* [Task]
From the first line of the data below through the line bearing "const d0Cost = [85.3, 15.2];", reproduce each line exactly; do not include pictures.

* [Recorded data]
********
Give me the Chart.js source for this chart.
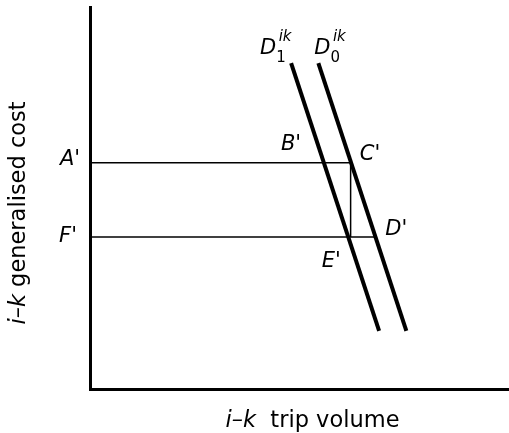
<!DOCTYPE html>
<html>
<head>
<meta charset="utf-8">
<script src="https://cdn.jsdelivr.net/npm/chart.js@4"></script>
<style>
  html, body { margin: 0; padding: 0; background: #fff; }
  #chart { display: block; }
</style>
</head>
<body>
<canvas id="chart" width="509" height="433"></canvas>
<script>
// demand curves (volume, cost), axes run 0..100
const d1Volume = [48, 69];
const d1Cost = [85.3, 15.2];
const d0Volume = [54.5, 75.5];
const d0Cost = [85.3, 15.2];

// cost levels A' and F'
const costLevels = [59.2, 39.8];
// volumes where the guide lines stop: C' (on D0), E' (on D1), D' (on D0)
const volC = 62.3;
const volE = 62.1;
const volD = 68.1;

const pointLabels = ["A'", "B'", "C'", "D'", "E'", "F'"];
const xTitle = ['i–k', '  trip volume'];
const yTitle = ['i–k', ' generalised cost'];

const ink = '#000';

const toPts = (xs, ys) => xs.map((x, i) => ({ x: x, y: ys[i] }));

const lineSet = (data, width) => ({
  data: data,
  showLine: true,
  borderColor: ink,
  borderWidth: width,
  pointRadius: 0,
  fill: false,
  borderCapStyle: 'butt'
});

const datasets = [
  lineSet(toPts(d1Volume, d1Cost), 4),
  lineSet(toPts(d0Volume, d0Cost), 4),
  lineSet([{ x: 0, y: costLevels[0] }, { x: volC, y: costLevels[0] }], 1.5),
  lineSet([{ x: 0, y: costLevels[1] }, { x: volD, y: costLevels[1] }], 1.5),
  lineSet([{ x: (volC + volE) / 2, y: costLevels[0] }, { x: (volC + volE) / 2, y: costLevels[1] }], 1.5)
];

// draw a run of text pieces, alternating italic / upright
function drawPieces(ctx, pieces, cx, cy, size) {
  const fonts = pieces.map((p, i) => (i % 2 === 0 ? 'italic ' : '') + size + 'px "DejaVu Sans"');
  let total = 0;
  const widths = pieces.map((p, i) => {
    ctx.font = fonts[i];
    const w = ctx.measureText(p).width;
    total += w;
    return w;
  });
  let x = cx - total / 2;
  ctx.textAlign = 'left';
  ctx.textBaseline = 'middle';
  pieces.forEach((p, i) => {
    ctx.font = fonts[i];
    ctx.fillText(p, x, cy);
    x += widths[i];
  });
}

const labelPlugin = {
  id: 'labels',
  afterDraw(chart) {
    const ctx = chart.ctx;
    const xs = chart.scales.x;
    const ys = chart.scales.y;
    const px = v => xs.getPixelForValue(v);
    const py = v => ys.getPixelForValue(v);
    ctx.save();
    ctx.fillStyle = ink;

    // point labels, anchored on the points they name
    const anchors = [
      [px(0), py(costLevels[0]), -20, -3],
      [px(volC), py(costLevels[0]), -60, -18],
      [px(volC), py(costLevels[0]), 19, -8],
      [px(volD), py(costLevels[1]), 21, -7],
      [px(volE), py(costLevels[1]), -19, 25],
      [px(0), py(costLevels[1]), -22, 0]
    ];
    ctx.font = 'italic 21px "DejaVu Sans"';
    ctx.textAlign = 'center';
    ctx.textBaseline = 'middle';
    pointLabels.forEach((t, i) => {
      const a = anchors[i];
      ctx.fillText(t, a[0] + a[2], a[1] + a[3]);
    });

    // curve names D_1^ik and D_0^ik
    const tops = [[px(d1Volume[0]), py(d1Cost[0]), '1', -23], [px(d0Volume[0]), py(d0Cost[0]), '0', 4]];
    tops.forEach(t => {
      const x = t[0] + t[3];
      const y = t[1] - 15;
      ctx.font = 'italic 21px "DejaVu Sans"';
      ctx.textAlign = 'center';
      ctx.fillText('D', x, y);
      ctx.font = '15px "DejaVu Sans"';
      ctx.fillText(t[2], x + 13, y + 10);
      ctx.font = 'italic 15px "DejaVu Sans"';
      ctx.fillText('ik', x + 17, y - 11);
    });

    // axis titles
    drawPieces(ctx, xTitle, (chart.chartArea.left + chart.chartArea.right) / 2 + 13, 421, 22.5);
    ctx.translate(19, 213);
    ctx.rotate(-Math.PI / 2);
    drawPieces(ctx, yTitle, 0, 0, 22.5);
    ctx.restore();
  }
};

new Chart(document.getElementById('chart'), {
  type: 'scatter',
  data: { datasets: datasets },
  options: {
    responsive: false,
    animation: false,
    devicePixelRatio: 1,
    layout: { padding: { left: 90, top: 7, right: 0, bottom: 44 } },
    plugins: { legend: { display: false }, tooltip: { enabled: false } },
    scales: {
      x: {
        type: 'linear', min: 0, max: 100,
        grid: { display: false, drawTicks: false },
        ticks: { display: false },
        border: { display: true, color: ink, width: 3 }
      },
      y: {
        type: 'linear', min: 0, max: 100,
        grid: { display: false, drawTicks: false },
        ticks: { display: false },
        border: { display: true, color: ink, width: 3 }
      }
    }
  },
  plugins: [labelPlugin]
});
</script>
</body>
</html>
********
* [Output for this task]
Give me the Chart.js source for this chart.
<!DOCTYPE html>
<html>
<head>
<meta charset="utf-8">
<script src="https://cdn.jsdelivr.net/npm/chart.js@4"></script>
<style>
  html, body { margin: 0; padding: 0; background: #fff; }
  #chart { display: block; }
</style>
</head>
<body>
<canvas id="chart" width="509" height="433"></canvas>
<script>
// demand curves (volume, cost), axes run 0..100
const d1Volume = [48, 69];
const d1Cost = [85.3, 15.2];
const d0Volume = [54.5, 75.5];
const d0Cost = [85.3, 15.2];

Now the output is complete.